L'Allemagne est également alarmée par la démarche inattendue des Australiens. « Quand les Français ont remporté le contrat dans une dure concurrence pour la construction de sous-marins pour l'Australie, l'allemand Thyssen-Krupp n'a rien obtenu et était déçu », écrit Die Welt. L'allemand Atlas Elektronik avait réussi à l'époque à « s'accrocher » au contrat australien, qui devait fournir des radars. Le contrat s'est effondré, et les Allemands ont également subi un sérieux préjudice. « En rompant le contrat australien, l'Amérique a intentionnellement tourné l'industrie militaire française en direction de l'Allemagne », déclare Aymeric Chauprade.

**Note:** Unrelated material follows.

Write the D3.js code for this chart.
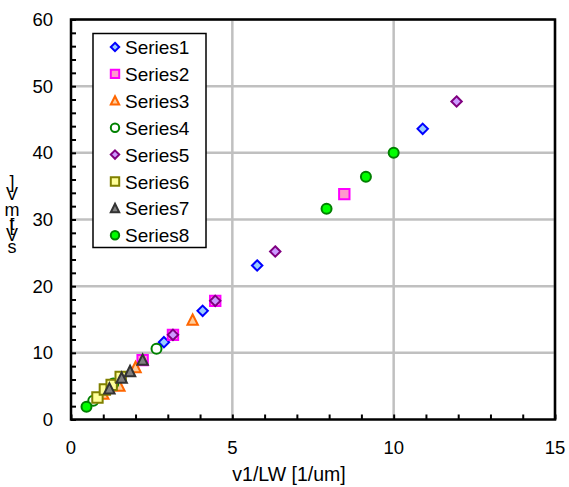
<!DOCTYPE html>
<html>
<head>
<meta charset="utf-8">
<script src="https://cdn.jsdelivr.net/npm/d3@7"></script>
<style>
body { margin: 0; background: #fff; }
text { font-family: "Liberation Sans", Arial, sans-serif; fill: #000; }
</style>
</head>
<body>
<script>
var w = 569;
var h = 487;

//Data - v1/LW [1/um] vs sVt [mV]
var seriesNames = ["Series1", "Series2", "Series3", "Series4", "Series5", "Series6", "Series7", "Series8"];
var series1 = [[2.88, 11.6], [4.08, 16.3], [5.77, 23.1], [10.9, 43.6]];
var series2 = [[2.22, 8.9], [3.16, 12.7], [4.47, 17.8], [8.47, 33.8]];
var series3 = [[1.0, 3.8], [1.5, 5.0], [2.0, 7.8], [3.77, 14.9]];
var series4 = [[0.69, 2.8], [1.31, 5.4], [2.65, 10.6]];
var series5 = [[3.16, 12.7], [4.47, 17.8], [6.33, 25.2], [11.95, 47.7]];
var series6 = [[0.82, 3.3], [1.05, 4.5], [1.26, 5.2], [1.54, 6.4]];
var series7 = [[1.19, 4.6], [1.57, 6.2], [1.83, 7.2], [2.22, 8.9]];
var series8 = [[0.48, 1.9], [7.92, 31.6], [9.14, 36.4], [10.0, 40.0]];
var allSeries = [series1, series2, series3, series4, series5, series6, series7, series8];

var xTicks = [0, 5, 10, 15];
var yTicks = [0, 10, 20, 30, 40, 50, 60];
var xTitle = "v1/LW [1/um]";
var yTitle = "sVt [mV]";

//marker look for each series
var styles = [
    {shape: "diamond", fill: "#99ccff", stroke: "#0000ff"},
    {shape: "square", fill: "#ff99cc", stroke: "#ff00ff"},
    {shape: "triangle", fill: "#ffcc99", stroke: "#ff6600"},
    {shape: "circle", fill: "#ffffff", stroke: "#008000"},
    {shape: "diamond", fill: "#cc99ff", stroke: "#800080"},
    {shape: "square", fill: "#ffff99", stroke: "#808000"},
    {shape: "triangle", fill: "#808080", stroke: "#333333"},
    {shape: "circle", fill: "#00ff00", stroke: "#008000"}
];

function markerPath(shape, r) {
    if (shape == "diamond") return "M0," + (-r) + "L" + r + ",0L0," + r + "L" + (-r) + ",0Z";
    if (shape == "square") return "M" + (-r) + "," + (-r) + "h" + (2 * r) + "v" + (2 * r) + "h" + (-2 * r) + "Z";
    if (shape == "triangle") return "M0," + (-r * 1.1) + "L" + r + "," + (r * 0.9) + "L" + (-r) + "," + (r * 0.9) + "Z";
    return "M" + (-r) + ",0A" + r + "," + r + " 0 1,0 " + r + ",0A" + r + "," + r + " 0 1,0 " + (-r) + ",0Z";
}

var svg = d3.select("body")
            .append("svg")
            .attr("width", w)
            .attr("height", h);

var plotLeft = 71, plotRight = 555, plotTop = 19.5, plotBottom = 419.5;

var xScale = d3.scaleLinear().domain([0, 15]).range([plotLeft, plotRight]);
var yScale = d3.scaleLinear().domain([0, 60]).range([plotBottom, plotTop]);

//grid
svg.selectAll(".gx")
    .data(xTicks.slice(1))
    .enter()
    .append("line")
    .attr("x1", function(d) { return xScale(d); })
    .attr("x2", function(d) { return xScale(d); })
    .attr("y1", plotTop)
    .attr("y2", plotBottom)
    .attr("stroke", "#c0c0c0")
    .attr("stroke-width", 2.5);

svg.selectAll(".gy")
    .data(yTicks.slice(1))
    .enter()
    .append("line")
    .attr("x1", plotLeft)
    .attr("x2", plotRight)
    .attr("y1", function(d) { return yScale(d); })
    .attr("y2", function(d) { return yScale(d); })
    .attr("stroke", "#c0c0c0")
    .attr("stroke-width", 2.5);

//axes, ticks inside
var xAxis = d3.axisBottom(xScale)
            .tickValues(d3.range(0, 16, 1))
            .tickSizeInner(-5)
            .tickSizeOuter(0)
            .tickFormat("");
var yAxis = d3.axisLeft(yScale)
            .tickValues(d3.range(0, 61, 2))
            .tickSizeInner(-5)
            .tickSizeOuter(0)
            .tickFormat("");

svg.append("g")
    .attr("transform", "translate(0," + plotBottom + ")")
    .call(xAxis);
svg.append("g")
    .attr("transform", "translate(" + plotLeft + ",0)")
    .call(yAxis);
svg.selectAll(".tick line").attr("stroke", "#000").attr("stroke-width", 2);
svg.selectAll(".domain").remove();

//frame
svg.append("rect")
    .attr("x", plotLeft)
    .attr("y", plotTop)
    .attr("width", plotRight - plotLeft)
    .attr("height", plotBottom - plotTop)
    .attr("fill", "none")
    .attr("stroke", "#000")
    .attr("stroke-width", 2.5);

//tick labels
svg.selectAll(".xl")
    .data(xTicks)
    .enter()
    .append("text")
    .text(function(d) { return d; })
    .attr("x", function(d) { return xScale(d); })
    .attr("y", 454)
    .attr("text-anchor", "middle")
    .attr("font-size", "18.5px");

svg.selectAll(".yl")
    .data(yTicks)
    .enter()
    .append("text")
    .text(function(d) { return d; })
    .attr("x", 53)
    .attr("y", function(d) { return yScale(d) + 6.5; })
    .attr("text-anchor", "end")
    .attr("font-size", "18.5px");

svg.append("text")
    .text(xTitle)
    .attr("x", 289)
    .attr("y", 481)
    .attr("text-anchor", "middle")
    .attr("font-size", "19.5px");

//y title, characters stacked from bottom up
var ySteps = [253, 241, 230, 231, 231, 216, 200, 188];
yTitle.split("").forEach(function(c, i) {
    svg.append("text")
        .text(c)
        .attr("x", 12)
        .attr("y", ySteps[i])
        .attr("text-anchor", "middle")
        .attr("font-size", "18px");
});

//points
allSeries.forEach(function(data, i) {
    var st = styles[i];
    svg.selectAll(".s" + i)
        .data(data)
        .enter()
        .append("path")
        .attr("d", markerPath(st.shape, st.shape == "circle" ? 5 : 5.2))
        .attr("transform", function(d) { return "translate(" + xScale(d[0]) + "," + yScale(d[1]) + ")"; })
        .attr("fill", st.fill)
        .attr("stroke", st.stroke)
        .attr("stroke-width", 2);
});

//legend
var legend = svg.append("g");
legend.append("rect")
    .attr("x", 93)
    .attr("y", 33.5)
    .attr("width", 113)
    .attr("height", 214)
    .attr("fill", "#fff")
    .attr("stroke", "#000")
    .attr("stroke-width", 1.5);

seriesNames.forEach(function(name, i) {
    var ly = 47 + i * 26.9;
    legend.append("path")
        .attr("d", markerPath(styles[i].shape, 4.2))
        .attr("transform", "translate(115," + ly + ")")
        .attr("fill", styles[i].fill)
        .attr("stroke", styles[i].stroke)
        .attr("stroke-width", 2);
    legend.append("text")
        .text(name)
        .attr("x", 125)
        .attr("y", ly + 7)
        .attr("font-size", "19px");
});
</script>
</body>
</html>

« Le gouvernement Macron a tout fait échouer, ajoute-t-il. L'espoir de l'Élysée pour une coopération franco-allemande réussie dans le secteur de la défense est encore plus illusoire et dangereux. La France doit mener une politique de défense indépendante et multipolaire, basée avant tout sur la coopération avec les pays des BRICS ».
Cependant, Emmanuel Macron poursuit une autre stratégie. Il faut s'attendre à ce que les négociations sur la fusion de Naval Group et de Thyssen-Krupp se soldent prochainement par un abandon total des positions françaises.